The dramatic shift from previous years is telling. Social media platforms, once flooded with posts celebrating generous payouts, now remain conspicuously quiet. Companies have gone so far as to prohibit employees from discussing bonus details publicly, a clear sign that China's economic miracle is crumbling under the weight of authoritarian control and misguided central planning.
The Numbers Don't Lie
A comprehensive 2026 market outlook by global HR firm Randstad reveals the extent of the crisis: 26% of respondents reported receiving no year-end bonus for 2025, while nearly half said their bonuses were limited to just one to two months' salary. This represents a catastrophic decline from the lavish distributions during China's artificial tech and real estate bubbles.
"Beyond a handful of profitable, high-growth AI and internet companies, year-end bonuses are unlikely in most industries, or will be extremely limited," explained Echo Luo, a Guangzhou-based job-hunter. The hiring freeze extends across sectors, with "only a few business units planning small headcount increases, while the vast majority of departments have frozen hiring."
State Sector Struggles Mirror Private Woes
The crisis extends deep into China's bloated public sector. Zhao Xin, a grassroots civil servant in Guangzhou, received a performance-based bonus equivalent to merely one month's pay.
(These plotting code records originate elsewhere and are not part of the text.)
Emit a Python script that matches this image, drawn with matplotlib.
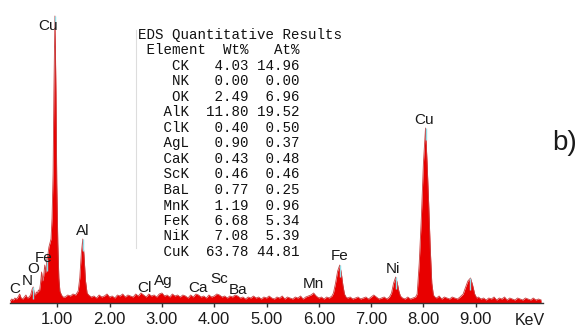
import numpy as np
import matplotlib
matplotlib.use("Agg")
import matplotlib.pyplot as plt
from matplotlib.transforms import blended_transform_factory

# EDS spectrum: (energy keV, counts)
low_energy = [(0.10, 2), (0.13, 4), (0.16, 3), (0.19, 5), (0.22, 4), (0.25, 6),
              (0.28, 9), (0.31, 5), (0.34, 4), (0.37, 6), (0.40, 8), (0.43, 5),
              (0.46, 6), (0.49, 8), (0.52, 14), (0.54, 16), (0.56, 9), (0.58, 8),
              (0.60, 11), (0.62, 10), (0.64, 13), (0.66, 12), (0.68, 20), (0.70, 31),
              (0.72, 22), (0.74, 27), (0.76, 38), (0.78, 30), (0.80, 44), (0.82, 48),
              (0.84, 56), (0.86, 60), (0.88, 64), (0.90, 85), (0.92, 130), (0.935, 210),
              (0.955, 287), (0.975, 210), (0.99, 120), (1.01, 60), (1.03, 25),
              (1.05, 12), (1.08, 8), (1.11, 6)]
al_peak = [(1.15, 6), (1.20, 8), (1.25, 7), (1.30, 9), (1.35, 8), (1.40, 12),
           (1.43, 25), (1.46, 50), (1.487, 64), (1.51, 48), (1.54, 22), (1.57, 10)]
mid_background = [(1.60, 8), (1.65, 6), (1.70, 7), (1.75, 5), (1.80, 8), (1.85, 6),
                  (1.90, 7), (1.95, 9), (2.00, 6), (2.05, 7), (2.10, 5), (2.15, 8),
                  (2.20, 7), (2.25, 9), (2.30, 6), (2.35, 8), (2.40, 7), (2.45, 6),
                  (2.50, 9), (2.55, 7), (2.60, 10), (2.65, 8), (2.70, 6), (2.75, 9),
                  (2.80, 7), (2.85, 8), (2.90, 6), (2.95, 9), (3.00, 10), (3.05, 7),
                  (3.10, 8), (3.15, 6), (3.20, 9), (3.25, 7), (3.30, 8), (3.35, 6),
                  (3.40, 8), (3.45, 7), (3.50, 5), (3.55, 8), (3.60, 6), (3.65, 9),
                  (3.70, 8), (3.75, 6), (3.80, 7), (3.85, 5), (3.90, 8), (3.95, 6),
                  (4.00, 7), (4.05, 9), (4.10, 8), (4.15, 6), (4.20, 7), (4.25, 5),
                  (4.30, 7), (4.35, 6), (4.40, 8), (4.45, 7), (4.50, 5), (4.55, 6),
                  (4.60, 4), (4.65, 6), (4.70, 5), (4.75, 7), (4.80, 5), (4.85, 6),
                  (4.90, 4), (4.95, 6), (5.00, 5), (5.05, 7), (5.10, 5), (5.15, 4),
                  (5.20, 6), (5.25, 5), (5.30, 7), (5.35, 4), (5.40, 6), (5.45, 5),
                  (5.50, 4), (5.55, 6), (5.60, 5), (5.65, 7), (5.70, 4), (5.75, 6),
                  (5.80, 7)]
fe_ni_region = [(5.85, 8), (5.90, 10), (5.95, 7), (6.00, 5), (6.05, 6), (6.10, 4),
                (6.15, 6), (6.20, 5), (6.25, 7), (6.28, 10), (6.32, 20), (6.36, 32),
                (6.40, 38), (6.43, 30), (6.46, 18), (6.49, 9), (6.52, 6), (6.55, 5),
                (6.60, 6), (6.65, 4), (6.70, 5), (6.75, 6), (6.80, 4), (6.85, 5),
                (6.90, 6), (6.95, 4), (7.00, 6), (7.05, 8), (7.10, 6), (7.15, 4),
                (7.20, 5), (7.25, 6), (7.30, 4), (7.35, 6), (7.39, 10), (7.43, 20),
                (7.47, 26), (7.50, 20), (7.53, 12), (7.56, 7), (7.60, 5)]
cu_k_region = [(7.65, 4), (7.70, 6), (7.75, 4), (7.80, 5), (7.85, 6), (7.88, 9),
               (7.92, 40), (7.96, 85), (8.00, 140), (8.04, 175), (8.07, 140),
               (8.10, 100), (8.13, 55), (8.16, 20), (8.19, 8), (8.22, 6), (8.25, 5),
               (8.30, 7), (8.35, 4), (8.40, 6), (8.45, 5), (8.50, 4), (8.55, 6),
               (8.60, 5), (8.65, 4), (8.70, 6), (8.76, 9), (8.80, 15), (8.85, 22),
               (8.90, 25), (8.94, 18), (8.98, 9), (9.02, 5)]
tail = [(9.05, 6), (9.10, 4), (9.15, 5), (9.20, 3), (9.25, 5), (9.30, 4), (9.35, 6),
        (9.40, 3), (9.45, 5), (9.50, 4), (9.55, 6), (9.60, 3), (9.65, 5), (9.70, 4),
        (9.75, 3), (9.80, 5), (9.85, 4), (9.90, 3), (9.95, 5), (10.00, 4),
        (10.05, 3), (10.10, 5), (10.15, 3), (10.20, 4), (10.25, 3)]

# element labels: text, energy, height
label_text = ["Cu", "C", "N", "O", "Fe", "Al", "Cl", "Ag", "Ca", "Sc", "Ba",
              "Mn", "Fe", "Ni", "Cu"]
label_energy = [0.82, 0.19, 0.42, 0.54, 0.73, 1.49, 2.66, 3.02, 3.69, 4.09, 4.46,
                5.89, 6.39, 7.42, 8.01]
label_height = [277, 14, 22, 34, 45, 72, 15, 22, 15, 24, 13, 19, 47, 34, 183]

# line markers at peak tops
marker_energy = [0.955, 1.487, 6.40, 7.47, 8.04, 8.90, 0.54, 0.80]
marker_top = [287, 64, 38, 26, 175, 25, 16, 44]

# quantitative results table
elements = ["CK", "NK", "OK", "AlK", "ClK", "AgL", "CaK", "ScK", "BaL", "MnK",
            "FeK", "NiK", "CuK"]
wt_pct = [4.03, 0.00, 2.49, 11.80, 0.40, 0.90, 0.43, 0.46, 0.77, 1.19, 6.68,
          7.08, 63.78]
at_pct = [14.96, 0.00, 6.96, 19.52, 0.50, 0.37, 0.48, 0.46, 0.25, 0.96, 5.34,
          5.39, 44.81]

tick_pos = [1, 2, 3, 4, 5, 6, 7, 8, 9]
tick_labels = ["1.00", "2.00", "3.00", "4.00", "5.00", "6.00", "7.00", "8.00", "9.00"]

spectrum = low_energy + al_peak + mid_background + fe_ni_region + cu_k_region + tail
energy = np.array([p[0] for p in spectrum])
counts = np.array([p[1] for p in spectrum])

W, H = 585, 329
fig = plt.figure(figsize=(W / 100, H / 100), dpi=100)
ax = fig.add_axes([10.2 / W, 26 / H, 533 / W, 300 / H])
ax.set_xlim(0.1, 10.29)
ax.set_ylim(0, 300)

ax.fill_between(energy, 0, counts, color="#e80000", lw=0)
ax.plot(energy, counts, color="#c84040", lw=0.6)
ax.vlines(marker_energy, np.array(marker_top) - 12, marker_top, color="#8fdde6", lw=1)

for t, e, h in zip(label_text, label_energy, label_height):
    ax.text(e, h, t, ha="center", va="center", fontsize=11,
            family="Liberation Sans", color="#1a1a1a")

for s in ["top", "left", "right"]:
    ax.spines[s].set_visible(False)
ax.spines["bottom"].set_color("#333333")
ax.spines["bottom"].set_linewidth(1.0)
ax.set_yticks([])
ax.set_xticks(tick_pos)
ax.set_xticklabels(tick_labels, family="Liberation Sans", fontsize=12, color="#1a1a1a")
ax.tick_params(axis="x", direction="out", length=3, width=1, color="#333333", pad=3.5)

trans = blended_transform_factory(ax.transData, ax.transAxes)
ax.text(10.04, -0.057, "KeV", transform=trans, ha="center", va="center",
        fontsize=11.5, family="Liberation Sans", color="#1a1a1a")

# results table
lines = ["EDS Quantitative Results", " Element  Wt%   At%"]
for el, w, a in zip(elements, wt_pct, at_pct):
    lines.append(f"{el:>6}{w:>7.2f}{a:>6.2f}")
for i, line in enumerate(lines):
    fig.text(138 / W, 1 - (35 + 15.5 * i) / H, line, ha="left", va="center",
             family="Liberation Mono", fontsize=10.2, color="#111111")
fig.add_artist(plt.Line2D([136 / W, 136 / W], [1 - 30 / H, 1 - 248 / H],
                          color="#dddddd", lw=0.8))

fig.text(565 / W, 1 - 143 / H, "b)", ha="center", va="center", fontsize=20,
         family="Liberation Sans", color="#1a1a1a")

fig.savefig("out.png", dpi=100)
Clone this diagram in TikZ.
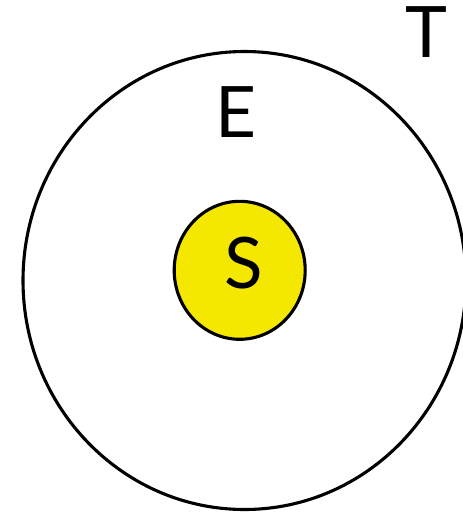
\documentclass[tikz,border=0pt]{standalone}
\usepackage{fontspec}
\setmainfont{Lato}
\usetikzlibrary{shapes.geometric}
\tikzset{
  ring/.style={ellipse, draw=black, line width=3.1pt, inner sep=0pt},
  lbl/.style={inner sep=0pt, anchor=base, font=\fontsize{71}{71}\selectfont}
}
\begin{document}
\begin{tikzpicture}[x=1pt,y=1pt]
\useasboundingbox (0,0) rectangle (463,-512);
\node[ring, minimum width=443pt, minimum height=458pt] (E) at (244.5,-280.5) {};
\node[ring, fill={rgb,255:red,245;green,232;blue,0}, minimum width=131pt, minimum height=138pt] (S) at (239.7,-270.3) {};
\node[lbl] (lS) at (243.5,-288.5) {S};
\node[lbl] (lE) at (236,-137) {E};
\node[lbl] (lT) at (426.5,-57) {T};
\end{tikzpicture}
\end{document}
His unit has gradually reduced non-tenured staff in recent months, reflecting the unsustainable burden of oversized government bureaucracy and constrained budgets that inevitably result from excessive state spending.
Foreign enterprises, once beacons of efficient market-based operations, now struggle under Beijing's increasingly hostile business environment. Stella Wu, an HR manager at a German chemical firm, cited exchange-rate fluctuations and restrictive headquarters metrics as limiting factors. "Our China unit met targets in yuan terms, but when converted to euros, it fell short of headquarters' expectations," she explained.
Winners and Losers in a Distorted Market
The few success stories highlight the distortions created by government intervention. JD.com reported a 70% year-on-year increase in total bonuses, while Dreame Technology added gold bonuses for employees. However, these outliers benefit primarily from government subsidies and preferential treatment rather than genuine market success.
The disparity reveals Beijing's picking of winners and losers through policy manipulation rather than allowing free market forces to determine success. High-tech and e-commerce sectors receive government support while traditional manufacturers face "concentrated pressures from overcapacity, weak domestic demand, and intensifying competition."
Manufacturing Reality Check
Li Cheng, a restaurant owner in Dongguan, observed that many factories are ending production earlier than usual due to insufficient orders. "The days when year-end bonuses were used to lure workers back early to meet holiday demand are long gone," he remarked, highlighting the collapse of China's manufacturing competitiveness.
This crisis represents the inevitable consequence of decades of state-directed capitalism, currency manipulation, and the suppression of genuine market mechanisms. For investors and businesses worldwide, China's bonus drought serves as a warning about the risks of engaging with economies where political control trumps economic freedom.
The lesson for emerging economies like Guyana is clear: sustainable prosperity comes from embracing free markets, protecting private property rights, and limiting government intervention, not from following Beijing's failed model of authoritarian capitalism.